Strengths: The main claim of the paper is that using the spin-weighted spherical harmonics in place of the spherical harmonics allows for modeling more powerful spherical CNNs. In particular as they allow for using anisotropic filters and always operating on the sphere, thus also providing a more efficient spherical CNN. In the above sense the contribution of the paper is only a change in how the convolution in spherical CNNs is performed. However the formulation is elegant and gives an immediate boost in performance.

Weaknesses: There are three sets of experiments in the paper each of which operates on variations on a spherical MNIST. This can be seen as a negative. As in this case it is not possible to fully infer the computational benefits that are used as a motivation in the beginning. Some examples of non-trivial data would include: CMB (Cosmic Microwave Background) data, predicting polarization (since that is a vector field) or publicly available geophysical data that involve input data that are magnetic fields over the earth.

Correctness: Yes.

Clarity: Yes overall it is well written. Some minor comments: Section 2: Line 75: "Cohen and Welling [11] formalize these models and name them group convolutional neural networks (G-CNNs)". It would be preferable to write "formalized these models and named them..". Same on page 96: "Cohen et al. introduce.."

Relation to Prior Work: Relation to prior work is well documented. One suggestion: The author might want to cite https://openreview.net/forum?id=HJeYSxHFDS this also allows for anisotropic filters on the spheres, and is gauge equivariant. However this work is not online on arXiv and does not have a doi. Moreover, openreview is not indexed. Therefore, it is entirely on the author's discretion if they would like to cite it. I wanted to bring this to their notice.

Reproducibility: Yes

Additional Feedback: Update after feedback: Thanks to the authors for addressing some of the concerns raised. The additional experiments are welcome and will strengthen the paper.

Review 4

Summary and Contributions: This paper introduced the spin-weighted spherical CNNs, a new type of spherical CNN that allows anisotropic filters in an efficient way, without ever leaving the spherical domain. The key idea is to consider spin-weighted spherical functions, which were introduced in physics in the study of gravitational waves. These are complex-valued functions on the sphere whose phases change upon rotation. It uses sets of spin-weighted spherical functions as features and filters, and employ layers of a newly introduced spin-weighted spherical convolution to process spherical images or spherical vector fields. Experiments show that the proposed method outperforms the isotropic spherical CNNs while still being much more efficient than using SO(3) convolutions. Our model achieves superior performance on the tasks attempted, at a reasonable computational cost.

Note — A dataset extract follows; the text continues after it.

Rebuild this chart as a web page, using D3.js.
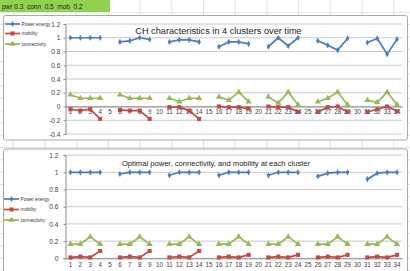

Strengths: Overall this is a strong paper with very solid technical foundation. Although the idea is originally from physics but its application in computer vision is novel. The performance seems outperform existing state of arts

Weaknesses: As a reviewer not very familiar with the technical part, it seems hard to understand all the mathematical formulas in the paper. It would be better if the paper can provide more self contained description so that ordinary user can follow better. For example in Table 3, NR, R is not explained. Also the three examples given in the paper seems relatively idealized. It would be better if it can show some more real applications. I do understand this paper is more focused on the theory foundations.

Correctness: Yes

Clarity: Yes

Relation to Prior Work: Yes

Reproducibility: Yes

Additional Feedback: I will keep my ratings after the rebuttal.